[Entries with chart source code]
····················

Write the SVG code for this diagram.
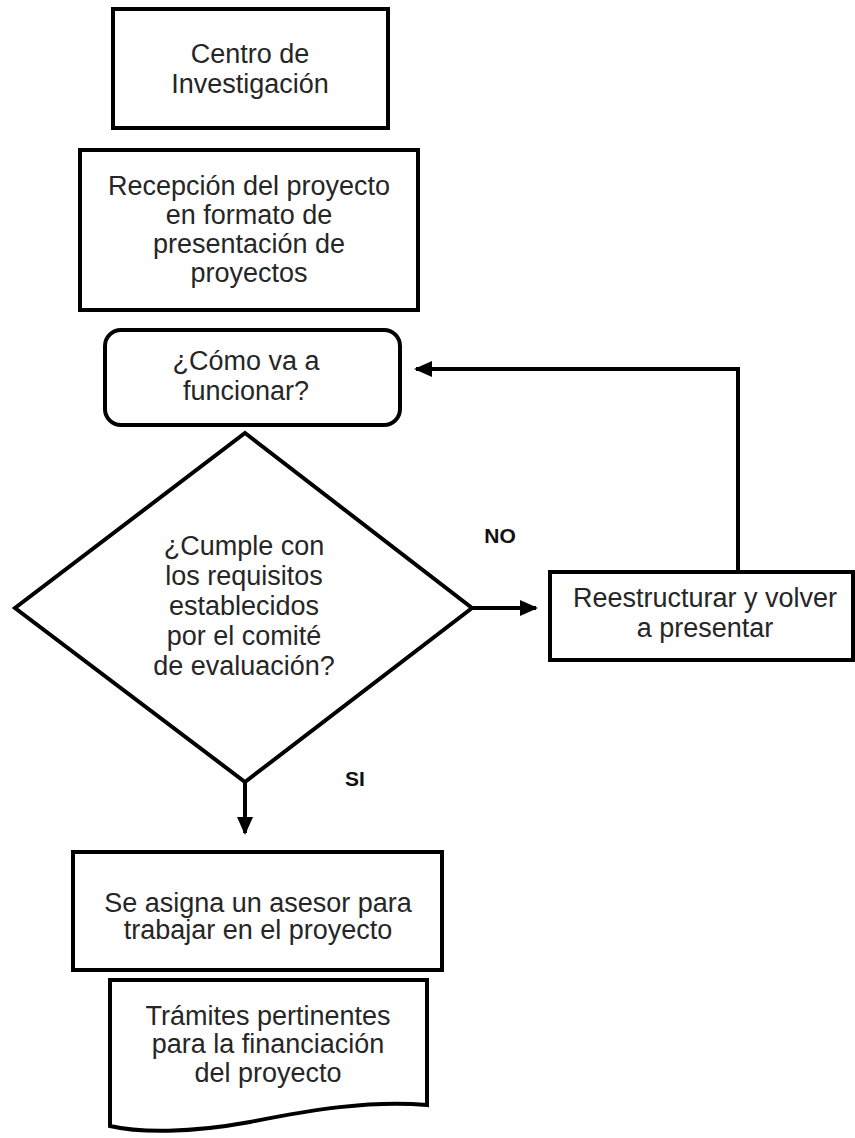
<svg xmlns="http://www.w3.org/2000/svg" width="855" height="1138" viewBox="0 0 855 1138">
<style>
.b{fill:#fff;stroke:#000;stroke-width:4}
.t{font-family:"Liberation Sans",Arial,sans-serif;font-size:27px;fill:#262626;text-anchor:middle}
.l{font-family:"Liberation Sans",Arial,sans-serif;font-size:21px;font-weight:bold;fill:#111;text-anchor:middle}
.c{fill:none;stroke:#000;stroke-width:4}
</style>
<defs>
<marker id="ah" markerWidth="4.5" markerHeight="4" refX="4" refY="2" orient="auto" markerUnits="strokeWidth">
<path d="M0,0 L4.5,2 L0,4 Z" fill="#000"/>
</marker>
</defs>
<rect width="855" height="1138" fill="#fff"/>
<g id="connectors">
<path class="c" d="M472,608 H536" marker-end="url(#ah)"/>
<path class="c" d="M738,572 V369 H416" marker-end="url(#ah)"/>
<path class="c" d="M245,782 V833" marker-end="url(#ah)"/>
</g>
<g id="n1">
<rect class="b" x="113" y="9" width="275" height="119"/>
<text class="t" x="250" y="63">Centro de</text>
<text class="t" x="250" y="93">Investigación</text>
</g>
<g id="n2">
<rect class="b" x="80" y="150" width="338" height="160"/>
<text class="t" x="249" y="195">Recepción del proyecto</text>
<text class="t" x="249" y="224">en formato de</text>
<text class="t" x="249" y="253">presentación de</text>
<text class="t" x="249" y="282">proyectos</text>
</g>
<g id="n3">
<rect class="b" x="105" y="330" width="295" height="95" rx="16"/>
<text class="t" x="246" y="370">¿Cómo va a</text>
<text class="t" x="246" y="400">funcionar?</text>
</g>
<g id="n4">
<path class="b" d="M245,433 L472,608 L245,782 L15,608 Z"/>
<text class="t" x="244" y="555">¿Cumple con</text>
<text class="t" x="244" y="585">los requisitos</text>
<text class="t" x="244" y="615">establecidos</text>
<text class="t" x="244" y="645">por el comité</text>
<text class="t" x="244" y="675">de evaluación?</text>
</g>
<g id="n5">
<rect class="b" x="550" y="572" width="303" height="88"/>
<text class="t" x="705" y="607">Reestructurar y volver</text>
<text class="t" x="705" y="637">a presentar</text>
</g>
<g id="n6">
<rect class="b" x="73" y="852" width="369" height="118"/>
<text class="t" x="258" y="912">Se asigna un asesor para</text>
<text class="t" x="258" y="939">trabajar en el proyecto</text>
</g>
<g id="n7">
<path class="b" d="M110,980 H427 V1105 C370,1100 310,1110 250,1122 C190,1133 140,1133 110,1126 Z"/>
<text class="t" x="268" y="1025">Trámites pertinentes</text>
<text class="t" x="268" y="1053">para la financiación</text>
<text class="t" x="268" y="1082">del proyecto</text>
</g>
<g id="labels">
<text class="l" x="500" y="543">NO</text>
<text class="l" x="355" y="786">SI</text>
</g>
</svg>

····················

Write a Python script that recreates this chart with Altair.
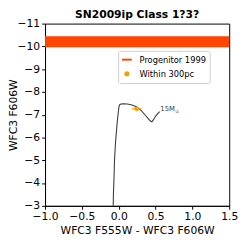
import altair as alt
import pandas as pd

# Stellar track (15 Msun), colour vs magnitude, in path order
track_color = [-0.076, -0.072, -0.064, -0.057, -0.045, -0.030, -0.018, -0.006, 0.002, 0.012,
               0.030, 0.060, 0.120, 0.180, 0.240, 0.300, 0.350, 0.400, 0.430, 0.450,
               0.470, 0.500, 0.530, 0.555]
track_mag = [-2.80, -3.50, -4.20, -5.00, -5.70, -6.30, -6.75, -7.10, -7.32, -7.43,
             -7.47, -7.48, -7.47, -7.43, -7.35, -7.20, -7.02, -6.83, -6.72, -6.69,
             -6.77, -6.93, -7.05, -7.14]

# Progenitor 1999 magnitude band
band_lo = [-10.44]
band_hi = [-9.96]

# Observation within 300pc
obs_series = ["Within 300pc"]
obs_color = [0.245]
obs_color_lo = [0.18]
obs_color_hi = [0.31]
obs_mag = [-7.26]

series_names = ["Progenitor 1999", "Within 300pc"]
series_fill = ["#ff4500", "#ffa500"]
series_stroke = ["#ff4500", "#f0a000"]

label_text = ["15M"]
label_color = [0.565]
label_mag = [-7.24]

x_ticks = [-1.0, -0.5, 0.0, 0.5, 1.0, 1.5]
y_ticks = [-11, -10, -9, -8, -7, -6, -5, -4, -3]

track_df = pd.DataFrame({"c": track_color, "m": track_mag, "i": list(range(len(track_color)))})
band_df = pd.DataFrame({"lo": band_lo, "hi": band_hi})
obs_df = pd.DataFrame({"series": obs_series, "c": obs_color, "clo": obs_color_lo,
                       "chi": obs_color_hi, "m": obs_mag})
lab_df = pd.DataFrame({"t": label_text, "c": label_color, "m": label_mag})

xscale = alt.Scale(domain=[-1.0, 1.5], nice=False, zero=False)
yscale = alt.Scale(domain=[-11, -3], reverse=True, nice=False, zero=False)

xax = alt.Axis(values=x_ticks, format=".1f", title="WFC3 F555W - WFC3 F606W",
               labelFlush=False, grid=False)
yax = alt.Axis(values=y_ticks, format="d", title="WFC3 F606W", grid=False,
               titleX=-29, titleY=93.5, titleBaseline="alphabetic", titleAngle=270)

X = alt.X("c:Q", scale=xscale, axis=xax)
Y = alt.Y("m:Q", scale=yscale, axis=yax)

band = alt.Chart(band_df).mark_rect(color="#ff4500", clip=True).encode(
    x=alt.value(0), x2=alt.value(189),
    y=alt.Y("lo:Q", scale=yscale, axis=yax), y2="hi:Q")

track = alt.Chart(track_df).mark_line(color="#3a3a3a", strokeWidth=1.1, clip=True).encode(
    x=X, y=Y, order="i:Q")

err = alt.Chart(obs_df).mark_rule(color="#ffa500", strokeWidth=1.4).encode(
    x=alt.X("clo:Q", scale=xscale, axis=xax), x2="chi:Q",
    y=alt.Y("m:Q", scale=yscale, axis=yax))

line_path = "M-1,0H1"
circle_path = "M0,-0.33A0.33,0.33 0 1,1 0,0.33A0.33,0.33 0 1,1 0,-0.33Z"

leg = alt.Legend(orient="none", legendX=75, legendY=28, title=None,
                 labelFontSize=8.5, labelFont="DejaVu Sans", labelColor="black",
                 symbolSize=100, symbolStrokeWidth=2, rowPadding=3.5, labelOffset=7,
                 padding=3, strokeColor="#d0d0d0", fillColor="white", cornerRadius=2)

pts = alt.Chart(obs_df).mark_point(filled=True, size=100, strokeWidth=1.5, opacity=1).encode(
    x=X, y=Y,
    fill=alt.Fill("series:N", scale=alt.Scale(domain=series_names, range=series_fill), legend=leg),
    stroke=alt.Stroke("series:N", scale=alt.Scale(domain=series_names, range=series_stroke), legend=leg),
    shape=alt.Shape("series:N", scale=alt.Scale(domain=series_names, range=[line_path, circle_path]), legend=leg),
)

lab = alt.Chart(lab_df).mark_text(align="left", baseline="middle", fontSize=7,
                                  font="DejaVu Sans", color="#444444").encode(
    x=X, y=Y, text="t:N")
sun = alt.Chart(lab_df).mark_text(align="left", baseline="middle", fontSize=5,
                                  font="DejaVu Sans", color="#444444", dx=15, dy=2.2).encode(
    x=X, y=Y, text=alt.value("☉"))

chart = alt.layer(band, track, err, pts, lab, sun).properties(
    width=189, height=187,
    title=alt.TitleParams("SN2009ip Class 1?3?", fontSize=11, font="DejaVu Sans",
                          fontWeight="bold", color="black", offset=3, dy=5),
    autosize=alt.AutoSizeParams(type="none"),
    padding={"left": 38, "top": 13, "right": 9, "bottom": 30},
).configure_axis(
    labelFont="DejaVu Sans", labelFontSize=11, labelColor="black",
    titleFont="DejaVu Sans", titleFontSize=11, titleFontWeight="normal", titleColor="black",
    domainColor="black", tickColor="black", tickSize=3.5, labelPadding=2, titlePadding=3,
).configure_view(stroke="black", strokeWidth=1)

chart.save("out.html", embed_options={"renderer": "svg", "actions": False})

····················

#### Written task:
Keep to the lines between the line with "Write a Python" and the line with "obs_mag = [-7.26]", inclusive, and transcribe them without pictures.

#### Solved problem:
Write a Python script that recreates this chart with Altair.
import altair as alt
import pandas as pd

# Stellar track (15 Msun), colour vs magnitude, in path order
track_color = [-0.076, -0.072, -0.064, -0.057, -0.045, -0.030, -0.018, -0.006, 0.002, 0.012,
               0.030, 0.060, 0.120, 0.180, 0.240, 0.300, 0.350, 0.400, 0.430, 0.450,
               0.470, 0.500, 0.530, 0.555]
track_mag = [-2.80, -3.50, -4.20, -5.00, -5.70, -6.30, -6.75, -7.10, -7.32, -7.43,
             -7.47, -7.48, -7.47, -7.43, -7.35, -7.20, -7.02, -6.83, -6.72, -6.69,
             -6.77, -6.93, -7.05, -7.14]

# Progenitor 1999 magnitude band
band_lo = [-10.44]
band_hi = [-9.96]

# Observation within 300pc
obs_series = ["Within 300pc"]
obs_color = [0.245]
obs_color_lo = [0.18]
obs_color_hi = [0.31]
obs_mag = [-7.26]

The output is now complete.